“The Black Hand really exists only as a phrase. As an organization such a thing never existed out of the minds of the police. It is a catch phrase made familiar through the newspapers, and the quick witted criminal of Latin extraction lost no time in using it as a nom de crime, which he wrote at the bottom of his blackmailing letters, sometimes – in fact, generally – adding fanciful decorations of his own, such as daggers dripping blood, revolvers spitting fire and bullets, crudely drawn skulls and crossbones and the inevitable sketch of a human hand.”
New York Tribune – 1912
The Gangster by Clive Cussler & Justin Scott
When I have trouble writing I always find that reading helps me get back to the keyboard. One of my favorites is Clive Cussler and Justin Scott’s Isaac Bell adventures. This weekend I dropped into a comfortable chair and listened to the remarkable Scott Brick bring to life The Gangster, the ninth in that series. Although I have not been reading them in order.
The story opens with a young college age Bell, whose hijinks involve stealing a train. This leads to a strange confrontation with an Italian immigrant. Their conflict is short but memorable.
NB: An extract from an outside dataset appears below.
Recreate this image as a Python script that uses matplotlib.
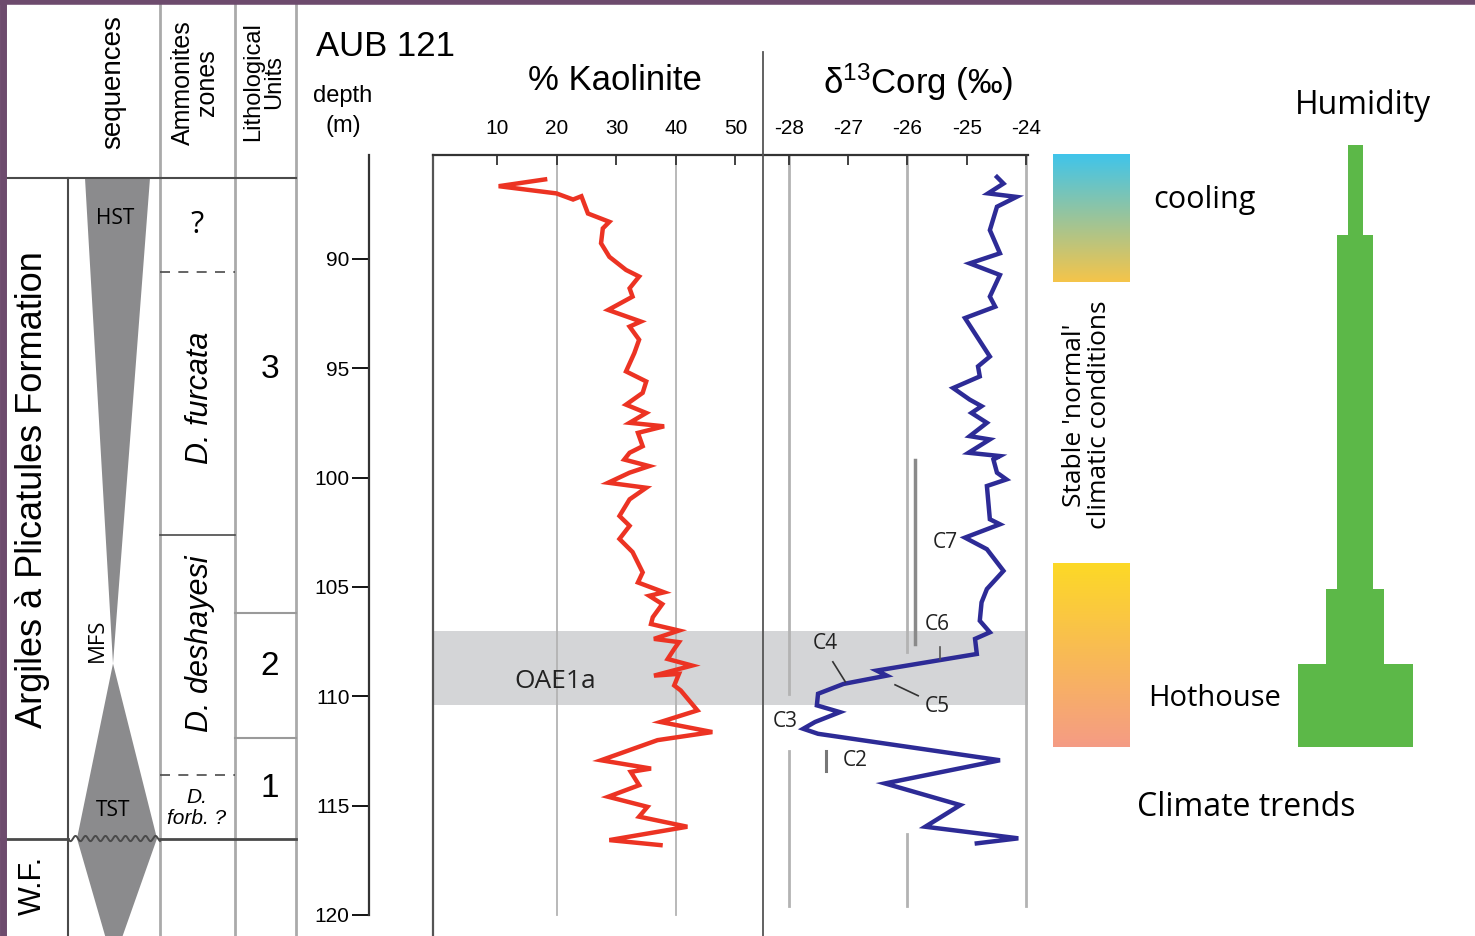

Fast forward to 1906 New York City, and the Van Dorn Detective Agencies #1 man is battling the agents of The Black Hand. The Italian-American extortion racket is targeting their own with kidnappings, fires, and threats of murder. Worst of all it appears that The Black Hand is becoming organized and branching out into other forms of crime. Bell connects it all to a single leader, as the novel foreshadows the eventual rise of the Mafia under the leadership of a boss.
Our turn-of-the-century Detective recognizes Antonia Branco as the face from his past and quickly connects him to The Black Hand. The two masters battle through a series of life or death encounters as Bell struggles to break the back of the beast. Meanwhile, the agents of the Van Dorn Detective Agency discover a plot to assassinate President Teddy Roosevelt. Bell is shifted to this high-profile case and not surprisingly connects The Black Hand to the conspiracy.
How will The Gangster carry out his contract? What are his connections to one of the nation’s richest men? Can Isaac Bell’s sharp mind and lightning fast reflexes keep the President safe?
The Gangster features a thrilling conclusion as the protagonists battle aboard iceboats. A few months back I reviewed a Hardy Boys adventure from my childhood. One of the things I remembered most from that story was the ice sailing. Cussler and Scott evaluate that YA adventure with an edge of your seat contest that will keep you turning each page until the end.